Perform has been enlisted to help with drive traffic to FFA’s online assets, including the Socceroos, Matildas, A-League and W-League, through things such as statistics, editorial content and video and simulcast streaming of the A-League’s Friday night match.

The partnership has led to 27 new websites across the FFA, iOS and Android apps for A-League clubs, the league and the Socceroos.

Over the past 12 months, FFA has seen a 54 per cent pick-up in unique audience across its digital network and a 72 per cent increase in revenue from those assets. FFA digital assets had 7.9 million unique visitors during the latest A-League season.

The deal, which is aligned with its broadcast rights, runs through until the end of the 2017 season. ‘Suck it and see’

“From a commercial point of view, the first six months was a little bit of “suck it and see”, commercially, but the past six months has been very positive and we’re seeing significant increases in revenue occurring across all the assets, and across all the platforms,” Mr Bould said.

“We’re probably coming from a reasonably low base 12 months ago, but the adoption by our partners and the market has been really strong and consistent.”

Football in Australia has enjoyed one of its most successful years ever, match results wise, with the Socceroos winning the Asian Cup in January, the Western Sydney Wanders winning the Asian Football Confederation Champions League and the Matilda’s performing strongly at this year’s FIFA women’s World Cup.

To maintain interest and growth, it is important to be offering audiences an engaging product, not just on the television, but through other devices before, during and after matches, Perform Australia managing director Alex Peebles said.

“If you rewind and look at a football consumer, or a sports consumer, let’s say five years ago, the typical consumption pattern was watching live on TV and maybe reading a match preview then a match report on it,” Mr Peebles said.

“The sophistication of sports fans around the world, particularly in Australia, has evolved significantly since then.

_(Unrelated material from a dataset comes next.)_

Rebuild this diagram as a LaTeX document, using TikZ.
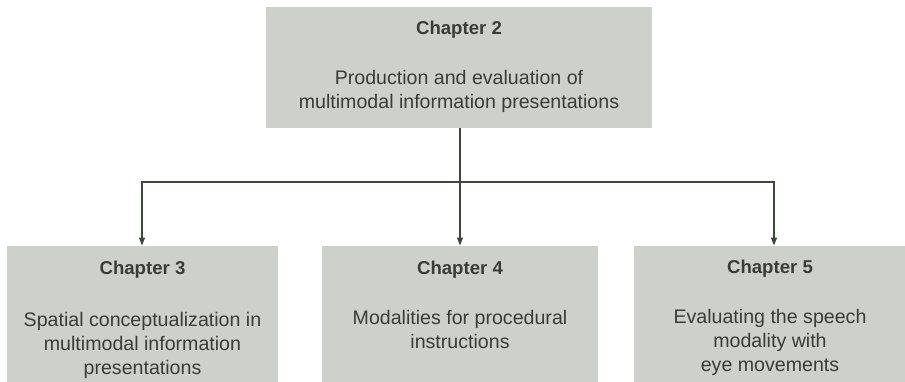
\documentclass[tikz,border=0pt]{standalone}
\usepackage{fontspec}
\setmainfont{Liberation Sans}
\usetikzlibrary{arrows.meta}
\definecolor{boxfill}{RGB}{206,208,203}
\definecolor{txt}{RGB}{58,60,58}
\definecolor{lin}{RGB}{62,70,62}
\tikzset{
  chbox/.style={fill=boxfill, draw=none, inner sep=0pt, anchor=north west},
  title/.style={anchor=base, text=txt, font=\fontsize{18.6bp}{24bp}\selectfont\bfseries, inner sep=0pt},
  body/.style={anchor=base, text=txt, align=center, font=\fontsize{19.6bp}{24bp}\selectfont, inner sep=0pt},
  arr/.style={draw=lin, line width=1.3bp, -{Triangle[length=8bp,width=6bp]}},
  ln/.style={draw=lin, line width=1.3bp}
}
\begin{document}
\begin{tikzpicture}[x=1bp,y=-1bp]
\useasboundingbox (0,0) rectangle (905,381);
% boxes
\node[chbox, minimum width=386bp, minimum height=121bp] (c2) at (266,7) {};
\node[chbox, minimum width=271bp, minimum height=150bp] (c3) at (7,245.5) {};
\node[chbox, minimum width=276bp, minimum height=150bp] (c4) at (322,245.5) {};
\node[chbox, minimum width=275bp, minimum height=150bp] (c5) at (634,245.5) {};
% texts
\node[title] (t2) at (459,34) {Chapter 2};
\node[body, anchor=north] (b2) at (459,70) {Production and evaluation of\\multimodal information presentations};
\node[title] (t3) at (142.5,274) {Chapter 3};
\node[body, anchor=north] (b3) at (142.5,312) {Spatial conceptualization in\\multimodal information\\presentations};
\node[title] (t4) at (460,274) {Chapter 4};
\node[body, anchor=north] (b4) at (460,310) {Modalities for procedural\\instructions};
\node[title] (t5) at (770,273) {Chapter 5};
\node[body, anchor=north] (b5) at (770,309) {Evaluating the speech\\modality with\\eye movements};
% connectors
\coordinate (j) at (460,182);
\draw[ln] (c2.south -| j) -- (j);
\draw[arr] (j) -| (c3.north -| 142,0);
\draw[arr] (j) -| (c5.north -| 774,0);
\draw[arr] (j) -- (c4.north -| j);
\end{tikzpicture}
\end{document}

What’s really important for those fans is being able to get behind-the-scenes access – fast and normally first. That involves not just match action, but seeing what these people like to do off the pitch, as well as data and statistical analysis; that is content fans need and really want to see.”

Mr Peebles said that engagement with fans has helped Perform commercialise the FFA’s digital assets.

“We’ve got an exclusive content team, both out of our offices here and at FFA headquarters, who produce exclusive editorial and video for the network, as well as working with our data and statistics team in creating engaging and unique content out of the data.”